Justin Jefferson Was Robbed for OROY. Here’s Why.

Minnesota Vikings wide receiver Justin Jefferson won the Sporting News Rookie of the Year award for the 2020 season. That honor was the first of “ROY Award Season” as there are four separate prizes to commemorate rookie performance – and six if you break them out by offensive and defensive positioning.

For starters, that is too many awards. The NFL should probably nominate one as the gold standard (likely Associated Press) and leave the other three for crackerjack-box trivia stuff. Can you imagine the NBA handing out four MVP trophies? No, it would muddle the legitimacy of the award.

Justin Herbert won the bulk of the rookie awards and took home the Associated Press Offensive Rookie of the Year edition on Saturday. The Los Angeles Chargers quarterback had a magnificent rookie campaign after would-be starter Tyrod Taylor suffered a punctured lung accidentally perpetrated out by his trainer. Herbert tabulated the most passing touchdowns ever by a rookie, most completions, and the sixth-best rookie passer rating of all-time.

Jefferson notched 1,400 receiving yards – the most by a rookie in NFL history.

But voters were enamored with quarterback lust as Jefferson garnished a meager nine votes for OROY to Herbert’s 41. This wasn’t even close. And that is a travesty.

Until we reduce this “quarterback wins” culture that has stormed professional football, the game will continue to stuff individual awards onto quarterbacks’ resumes.

A Better WR in 2020 than Herbert was QB

This is extremely straightforward – Justin Jefferson was a better, more productive wide receiver in 2020 than Justin Herbert was a quarterback.

Per Pro Football Focus, Herbert’s 2020 grade was 80.1, and that ranked as 15th-best among all quarterbacks in the NFL. He was four spots below Vikings signal-caller, Kirk Cousins (83.5). In terms of company, PFF places Herbert in a grade category among Philip Rivers and Matthew Stafford. Those men are astute quarterbacks, but few assert that they were upper-echelon in 2020.

Justin Jefferson was the NFL’s No. 2-ranked wide receiver via PFF (90.4) behind Green Bay Packers wideout Davante Adams. With 1,400 receiving yards, he was the league’s third-most prolific wideout. Herbert tossed his way to the sixth-most passing yards.

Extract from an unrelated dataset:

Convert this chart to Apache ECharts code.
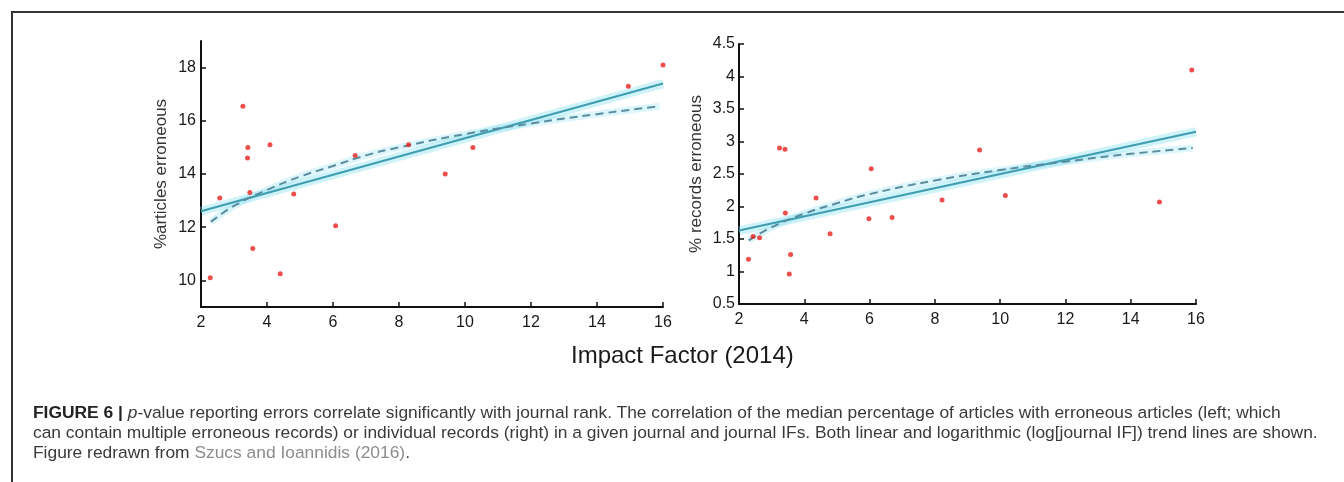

Again, both men played tremendously. But Jefferson joined a tier of wide receivers that Herbert failed to reach at quarterback as a rookie. Had Hebert rivaled Patrick Mahomes and Aaron Rodgers’ numbers during 2020, then this award should sit on his fireplace mantel. He did not do that.

As a wide receiver, Jefferson did precisely that.

Rookie Receiving Yards Record Stood for 17 Years

Much of the fawning over Herbert was derived from his toppling of the two-season-old passing touchdowns record. Baker Mayfield previously held the record from his 2018 rookie campaign. The record, although impressive, is made to be broken on a significantly more-routine basis as the NFL has tightened rules around quarterbacks. They cannot be aggressively touched. If a movement near a quarterback’s body looks violent or suspect, penalty flags litter the turf. The league has gone pass-happy – irrefutably. Of course, passing records will fall with prevalence as a result.

When Jefferson set his rookie record, it was a mark formerly set back in 2003. The Iraq War was just beginning. That’s how old that one was. Mayfield last set the passing touchdown record in the same timeframe that Supreme Court Justice Brett Kavanaugh was being confirmed to the bench. Does that feel like long ago? No, it doesn’t.

If the OROY selection was about “who’s better at his position,” Jefferson was the winner as determined by 2020 performance. Had the award evaluated “which record is more difficult to break,” the answer is the receiving yards record. Perhaps the voters care about Pro Football Focus grading? It’s Jefferson with that metric, too. Who did the Associated Press select as All-Pro? Jefferson, not Hebert.

The Quarterback-ization of Awards

The recent history of the OROY was actually friendly to non-QBs. Saquon Barkley, Alvin Kamara, Todd Gurley, Odell Beckham, and Eddie Lacy all won the Associated Press version since 2013.

This season, though, the narrative shifted to embody the quarterback fetish. In this regard, the voting is undergoing MVP-like tendencies. No non-quarterback player since Adrian Peterson – eight years ago – has won the NFL MVP award. MVP conversation season jumps off the calendar and the who’s-who of football crank his/her neck to begin looking for the best quarterback. Little attention, if any, is ever paid to the defensive side of the football. You know those guys – the ones that comprise half of the football team. Defensive players be damned – the NFL does not acknowledge non-quarterbacks for the MVP award either.

The ROY prize really felt like one that was objective and still adjudicated all positions on the field. Now, however, it is following the “QB Wins” pipeline of analysis – one that affords way too much credit to one man in a sport of 53 men per team.